29. A device for multimode radar, comprising:

means for performing a first mode of detection operation associated with a first distance range, the means for performing the first mode of detection operation comprising: means for transmitting a first signal; means for detecting a reflection of the first signal; and means for setting a maximum input signal level at the means for detecting the reflection of the first signal, wherein the maximum input signal level is set based on a minimum of the first distance range; and

means for performing a second mode of detection operation associated with a second distance range, the means for performing the second mode of detection operation comprising: means for transmitting a second signal; means for detecting a reflection of the second signal; and means for setting a minimum input signal level at the means for detecting the reflection of the second signal, wherein the minimum input signal level is set based on a maximum of the second distance range; and

means for measuring a distance from an object based on one of the reflection of the first signal or the reflection of the second signal.
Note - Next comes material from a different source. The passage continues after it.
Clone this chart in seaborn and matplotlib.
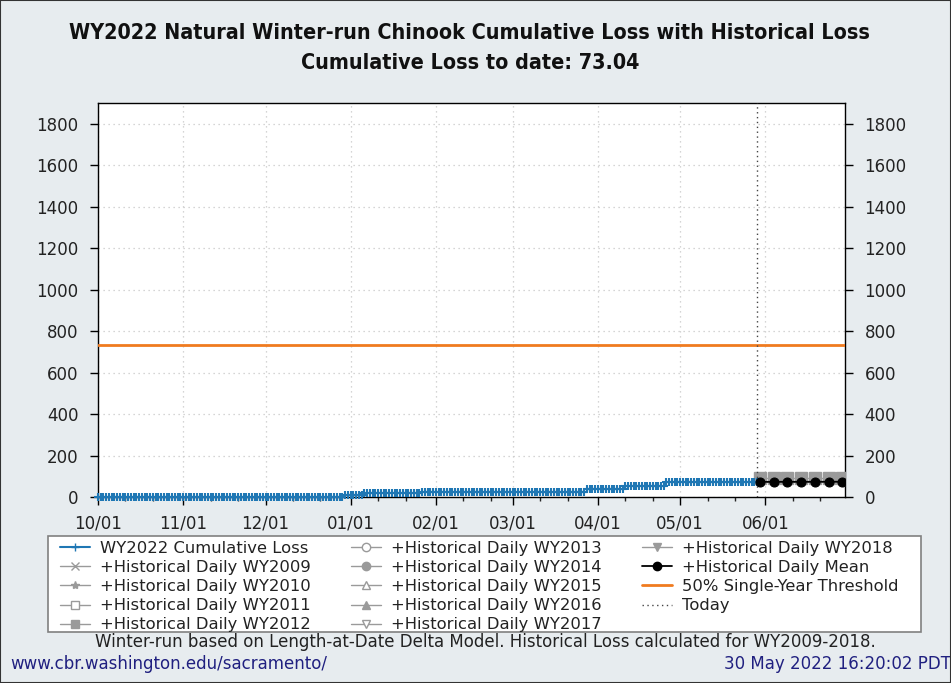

30. A non-transitory computer-readable medium storing instructions that, when executed by a controller, causes the controller to:

perform a first mode of detection operation associated with a first distance range, the first mode of detection operation comprising: transmitting, by a transmit circuit, a first signal; setting a maximum input signal level at a receive circuit, wherein the maximum input signal level is set based on a minimum of the first distance range; and detecting, by the receive circuit, a reflection of the first signal;

perform a second mode of detection operation associated with a second distance range, the second mode of detection operation comprising: transmitting, by the transmit circuit, a second signal; setting a minimum input signal level at the receive circuit, wherein the minimum input signal level is set based on a maximum of the second distance range; and detecting, by the receive circuit, a reflection of the second signal; and

measure a distance from an object based on one of the reflection of the first signal or the reflection of the second signal.